For many years Pauline Conolly has published her popular blog, which has become a Blue Mountains institution. Her main subjects are Blackheath (especially our birds), history, humour, and travel. In 2015 the National Library of Australia decided to permanently archive her website as one of national cultural significance.
Pauline has worked in jobs including maid in a hotel on Loch Ness, librarian and journalist, and has written two books. She is ably assisted by Editor Des, a small bear with his own Facebook page: editordes
Q: Why did you start paulineconolly.com?
A: My publishers suggested it when my first book was published in 2012. The only problem is that I now write so many articles that my current book, a biography, is way behind schedule!
Q: How did the range of subjects gradually expand?
A: Well, I was born curious, so I’m always trying to solve historical mysteries; missing artworks for example. Social history in general is a passion of mine. Plus, my love of gardening and birds has inspired a lot of stories.
Q: With your historical stories, how do you fix upon a subject?
A: Something I hear or read will prompt me to do some research. And often one story will lead to a related one. If I find a subject interesting, I hope others will too.
Q: Which are your favourite birds?
A: Now that’s a difficult question, because we have so many here. Tiny birds such as blue wrens, silvereyes and robins are delightful. However, my partner Rob and I have a special affection for a pair of native Wonga Pigeons that have been nesting in our garden for years. They are so gentle, and we feel privileged that they share their sweet babies with us. They spend their days plodding around the garden paths rather like I do myself.

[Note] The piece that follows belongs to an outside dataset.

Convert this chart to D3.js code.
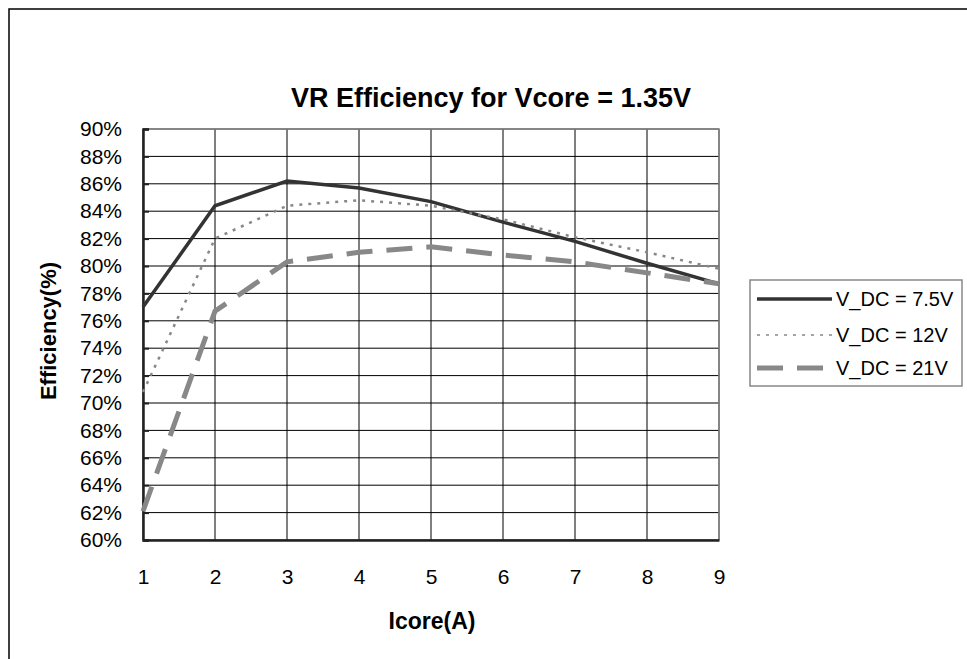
<!DOCTYPE html>
<html>
<head>
<meta charset="utf-8">
<script src="https://cdn.jsdelivr.net/npm/d3@7/dist/d3.min.js"></script>
<style>
  body { margin: 0; background: #fff; }
  text { font-family: "Liberation Sans", Arial, sans-serif; fill: #000; }
</style>
</head>
<body>
<script>
// data
var icore = [1, 2, 3, 4, 5, 6, 7, 8, 9];
var eff75 = [77.0, 84.4, 86.2, 85.7, 84.7, 83.2, 81.8, 80.2, 78.7];
var eff12 = [70.8, 82.0, 84.4, 84.8, 84.4, 83.4, 82.1, 81.0, 79.8];
var eff21 = [62.1, 76.7, 80.3, 81.0, 81.4, 80.8, 80.3, 79.5, 78.7];
var seriesNames = ["V_DC = 7.5V", "V_DC = 12V", "V_DC = 21V"];
var yTicks = d3.range(60, 91, 2);

var width = 967, height = 659;
var plotLeft = 143, plotRight = 719, plotTop = 129, plotBottom = 540;

var svg = d3.select("body").append("svg")
    .attr("width", width)
    .attr("height", height);

// outer frame (cut off at right / bottom like the reference)
svg.append("rect")
    .attr("x", 9).attr("y", 9)
    .attr("width", 1200).attr("height", 1200)
    .attr("fill", "none").attr("stroke", "#000").attr("stroke-width", 1.5);

var x = d3.scaleLinear().domain([1, 9]).range([plotLeft, plotRight]);
var y = d3.scaleLinear().domain([60, 90]).range([plotBottom, plotTop]);

// grid
var grid = svg.append("g");
grid.selectAll(".hg").data(yTicks).enter().append("line")
    .attr("x1", plotLeft).attr("x2", plotRight)
    .attr("y1", d => y(d)).attr("y2", d => y(d))
    .attr("stroke", "#000").attr("stroke-width", 1);
grid.selectAll(".vg").data(icore).enter().append("line")
    .attr("x1", d => x(d)).attr("x2", d => x(d))
    .attr("y1", plotTop).attr("y2", plotBottom)
    .attr("stroke", "#000").attr("stroke-width", 1);

// top/right border in grey
svg.append("path")
    .attr("d", `M${plotLeft},${plotTop}H${plotRight}V${plotBottom}`)
    .attr("fill", "none").attr("stroke", "#888").attr("stroke-width", 1.5);

// y axis
var yAxis = svg.append("g")
    .attr("transform", `translate(${plotLeft},0)`)
    .call(d3.axisLeft(y).tickValues(yTicks).tickSize(-6).tickPadding(21)
        .tickFormat(d => d + "%"));
yAxis.select(".domain").attr("stroke", "#222").attr("stroke-width", 2.5);
yAxis.selectAll(".tick line").attr("stroke", "#222").attr("stroke-width", 2);
yAxis.selectAll("text").attr("font-size", 21).attr("fill", "#000");

// x axis
var xAxis = svg.append("g")
    .attr("transform", `translate(0,${plotBottom})`)
    .call(d3.axisBottom(x).tickValues(icore).tickSize(0).tickPadding(29)
        .tickFormat(d3.format("d")));
xAxis.select(".domain").attr("stroke", "#222").attr("stroke-width", 2.5);
xAxis.selectAll("text").attr("font-size", 21).attr("fill", "#000");

// series
var styles = [
  { data: eff75, color: "#333", w: 3.5, dash: null },
  { data: eff12, color: "#888", w: 2.5, dash: "3,6" },
  { data: eff21, color: "#888", w: 5, dash: "26,14" }
];
var line = d3.line().x((d, i) => x(icore[i])).y(d => y(d));
styles.forEach(function(s) {
  svg.append("path")
      .datum(s.data)
      .attr("d", line)
      .attr("fill", "none")
      .attr("stroke", s.color)
      .attr("stroke-width", s.w)
      .attr("stroke-dasharray", s.dash);
});

// title
svg.append("text")
    .attr("x", 491).attr("y", 107)
    .attr("text-anchor", "middle")
    .attr("font-size", 27).attr("font-weight", "bold")
    .text("VR Efficiency for Vcore = 1.35V");

// axis titles
svg.append("text")
    .attr("x", 432).attr("y", 629)
    .attr("text-anchor", "middle")
    .attr("font-size", 23).attr("font-weight", "bold")
    .text("Icore(A)");
svg.append("text")
    .attr("transform", "translate(56,331) rotate(-90)")
    .attr("text-anchor", "middle")
    .attr("font-size", 22).attr("font-weight", "bold")
    .text("Efficiency(%)");

// legend
var legend = svg.append("g");
legend.append("rect")
    .attr("x", 750).attr("y", 280)
    .attr("width", 212).attr("height", 106)
    .attr("fill", "#fff").attr("stroke", "#888").attr("stroke-width", 1.5);
var rowY = [299, 335, 368];
styles.forEach(function(s, i) {
  legend.append("line")
      .attr("x1", 757).attr("x2", 832)
      .attr("y1", rowY[i]).attr("y2", rowY[i])
      .attr("stroke", s.color)
      .attr("stroke-width", i == 1 ? 1.5 : s.w)
      .attr("stroke-dasharray", s.dash);
  legend.append("text")
      .attr("x", 836).attr("y", rowY[i] + 7)
      .attr("font-size", 20)
      .text(seriesNames[i]);
});
</script>
</body>
</html>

Q: What subjects are the most popular on the website?
A: Crime stories are popular; not necessarily murders, but ingenious robberies and interesting trials etc. Travel and humour (often combined) also attract lots of visits. Oh yes. and anything food related and nostalgic. I’ve written about almost every ‘iconic’ Australian food imaginable, from Tasmanian scallops to rabbit stew, and all manner of cakes, biscuits and sweets. I have just been reminded by my associate Editor Des that his articles are sometimes more popular than my own.
Editor Des in reflective mood.
Q: Has the site’s popularity surprised you?
A: It certainly has. I think a background in writing for magazines and newspapers has helped me ‘write tight’ and maintain readers’ interest. Understanding Search Engine Optimisation also makes a big difference. With so many websites it’s important to rank as highly as possible on Google searches.
Q: You’ve lived in the Mountains more than 20 years. What are the biggest changes you’ve seen here?
A: It’s busier of course, but there haven’t really been many changes, which is why I love living here. Having grown up in Tasmania, Rob and I moved up from Sydney to enjoy the distinct seasons and the birdlife. I guess only climate change could pose a threat to our little haven. Our gang-gang cockatoos are now listed as endangered after the big bushfires.
Q: Do you have a favourite season, and if so, what do you like about it?
A: I particularly love autumn. We have a lot of deciduous trees in our garden and the colours are incredible. There is something so quiet and restful about the season after the heat of summer. The mists that roll in add to the romance and mystique of the Mountains.
Pauline’s website is: paulineconolly.com. Her books The Water Doctor’s Daughters and All Along the River: tales from the Thames are sadly out of print, but there are hopes for the latter's resurrection before too long.